An analysis of U.S. government health data shows that cancers of the base of the tongue, tonsils, soft palate, and pharynx rose by 60 percent among adults 45 years of age and younger during the past couple of generations. These oropharyngeal cancers struck increasingly more Americans during their vital years between 1973 and 2009, according to a study by researchers from Henry Ford Hospital in Detroit.
When analyzing the data by race, investigators were presented with a mixed bag. The cancers rose 113 percent among whites with a 52 percent drop among African Americans during that period. But Blacks who developed the cancers fared worse than whites and other racial groups when it came surviving the cancer, based on the five-year survival rate.
The most commonly sexually transmitted disease in the United States, HPV infection is usually cleared by the immune system on its own with no complications. Yet, the infection sometimes lingers in the body, with certain types causing genital and anal warts. The most persistent infections by certain strains may eventually lead to cancer, with cervical cancer being the most common of the serious complications.
This summer, Hollywood film actor Michael Douglas told reporters his stage 4 throat cancer had been caused by an HPV infection, which he said he caught by performing oral sex.

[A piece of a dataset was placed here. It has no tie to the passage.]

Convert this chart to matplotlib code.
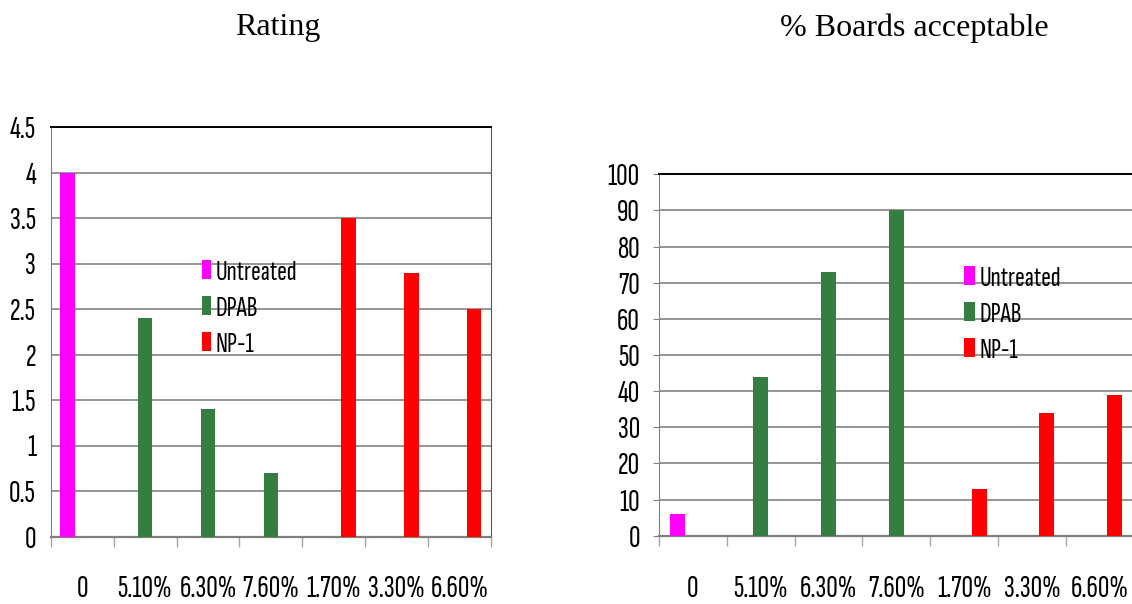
import numpy as np
import matplotlib
matplotlib.use("Agg")
import matplotlib.pyplot as plt
from matplotlib.patches import Patch

# ---- data -------------------------------------------------------------
categories = ["0", "5.10%", "6.30%", "7.60%", "1.70%", "3.30%", "6.60%"]
series_names = ["Untreated", "DPAB", "NP-1"]
series_colors = ["#FF00FF", "#367D42", "#FF0000"]

rating_untreated = [4.0, np.nan, np.nan, np.nan, np.nan, np.nan, np.nan]
rating_dpab = [np.nan, 2.4, 1.4, 0.7, np.nan, np.nan, np.nan]
rating_np1 = [np.nan, np.nan, np.nan, np.nan, 3.5, 2.9, 2.5]

boards_untreated = [6, np.nan, np.nan, np.nan, np.nan, np.nan, np.nan]
boards_dpab = [np.nan, 44, 73, 90, np.nan, np.nan, np.nan]
boards_np1 = [np.nan, np.nan, np.nan, np.nan, 13, 34, 39]

rating_ticks = [0, 0.5, 1, 1.5, 2, 2.5, 3, 3.5, 4, 4.5]
rating_ticklabels = ["0", "0.5", "1", "1.5", "2", "2.5", "3", "3.5", "4", "4.5"]
boards_ticks = list(range(0, 101, 10))
boards_ticklabels = [str(v) for v in boards_ticks]

# ---- style ------------------------------------------------------------
SANS = ["Sofia Sans Extra Condensed", "Archivo Narrow", "Liberation Sans", "DejaVu Sans"]
SERIF = ["Liberation Serif", "DejaVu Serif"]
GRID = "#8C8C8C"
AXIS = "#7F7F7F"

W, H = 1132, 604
fig = plt.figure(figsize=(W / 100, H / 100), dpi=100)
fig.patch.set_facecolor("white")


def draw_panel(rect, series, yticks, yticklabels, ymax, bar_w, ytick_len,
               ylab_pad, legend_anchor, handle_len, show_right):
    ax = fig.add_axes(rect)
    x = np.arange(len(categories))
    for i, (vals, color, name) in enumerate(zip(series, series_colors, series_names)):
        vals = np.asarray(vals, dtype=float)
        m = ~np.isnan(vals)
        ax.bar(x[m] + (i - 1) * bar_w, vals[m], width=bar_w, color=color,
               edgecolor="none", label=name, zorder=3)
    ax.set_xlim(-0.5, len(categories) - 0.5)
    ax.set_ylim(0, ymax)
    ax.set_yticks(yticks)
    ax.set_yticklabels(yticklabels, family=SANS, fontsize=23)
    ax.tick_params(axis="y", length=ytick_len, color=AXIS, pad=ylab_pad)
    ax.set_xticks(x)
    ax.set_xticklabels(categories, family=SANS, fontsize=23)
    ax.set_xticks(np.arange(-0.5, len(categories), 1.0), minor=True)
    ax.tick_params(axis="x", which="major", length=0, pad=28)
    ax.tick_params(axis="x", which="minor", length=7.5, width=1.0, color="#A6A6A6")
    ax.yaxis.grid(True, color=GRID, linewidth=1.3, zorder=0)
    ax.set_axisbelow(True)
    ax.spines["top"].set_color("black")
    ax.spines["top"].set_linewidth(1.4)
    ax.spines["left"].set_color(AXIS)
    ax.spines["bottom"].set_color(AXIS)
    ax.spines["bottom"].set_linewidth(1.6)
    ax.spines["right"].set_color("#595959")
    ax.spines["right"].set_visible(show_right)
    handles = [Patch(facecolor=c, edgecolor="none") for c in series_colors]
    ax.legend(handles, series_names, loc="upper left", bbox_to_anchor=legend_anchor,
              bbox_transform=fig.transFigure, frameon=False,
              prop={"family": SANS, "size": 21}, handlelength=handle_len,
              handleheight=0.6, handletextpad=0.15, labelspacing=0.4,
              borderpad=0, borderaxespad=0)
    return ax


left = draw_panel([50.7 / W, 1 - 536.5 / H, (491 - 50.7) / W, (536.5 - 127) / H],
                  [rating_untreated, rating_dpab, rating_np1],
                  rating_ticks, rating_ticklabels, 4.5, 0.232, 0, 10.5,
                  (201.7 / W, 1 - 260 / H), 0.32, True)
right = draw_panel([659 / W, 1 - 535.7 / H, (1133.6 - 659) / W, (535.7 - 174.3) / H],
                   [boards_untreated, boards_dpab, boards_np1],
                   boards_ticks, boards_ticklabels, 100, 0.222, 4.3, 9.5,
                   (964 / W, 1 - 266 / H), 0.38, False)

fig.text(278 / W, 1 - 28 / H, "Rating", family=SERIF, fontsize=23,
         ha="center", va="center")
fig.text(914.5 / W, 1 - 28 / H, "% Boards acceptable", family=SERIF, fontsize=23,
         ha="center", va="center")

fig.savefig("out.png", dpi=100, facecolor="white")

Study leader Farzan Siddiqui, director of the Head and Neck Radiation Therapy Program at the research hospital, blamed the rising incidence of oropharyngeal cancers on changes in American culture. "The growing incidence in oropharyngeal cancer has been largely attributed to the sexual revolution of the 1960s and 1970s, which led to an increased transmission of high-risk HPV,” he said in a statement.
However, Siddiqui added that he and his colleagues were puzzled by the divergence between whites and African Americans in infection rates. “We were interested in looking at people born during that time period and incidence of oropharyngeal cancer,” he said. “Not only were we surprised to find a substantial increase in young adults with cancer of the tonsils and base of tongue, but also a wide deviation among [whites] and African Americans with this cancer.”

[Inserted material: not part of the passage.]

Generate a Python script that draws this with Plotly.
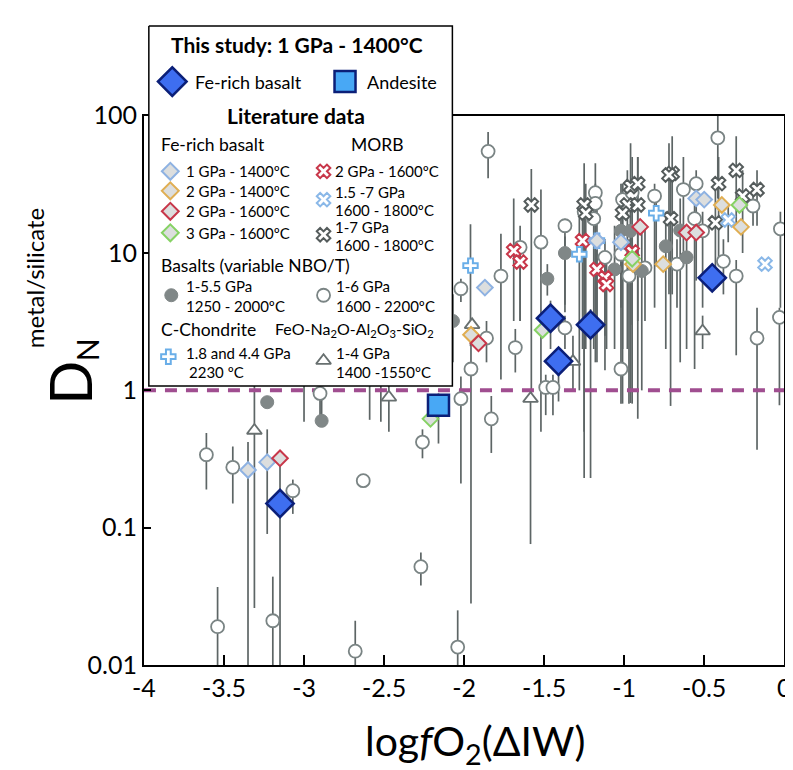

The study sample of 1,600 patients was racially representative of America during that time period. Whites accounted for 73 percent of the group, most of whom were between the ages of 36 and 44. Following cancer diagnoses, 50 to 65 percent of the patients underwent surgery to remove their tumors, but those who underwent a combination of surgery and radiation had better five-year survival rates.
The investigators planned to present the data at the annual meeting of the American Society for Radiation Oncology in Atlanta, as a preliminary step to publishing a paper in an academic journal. The preliminary data did not specify whether African Americans were more likely to die of oropharyngeal cancers for lack of radiation therapy.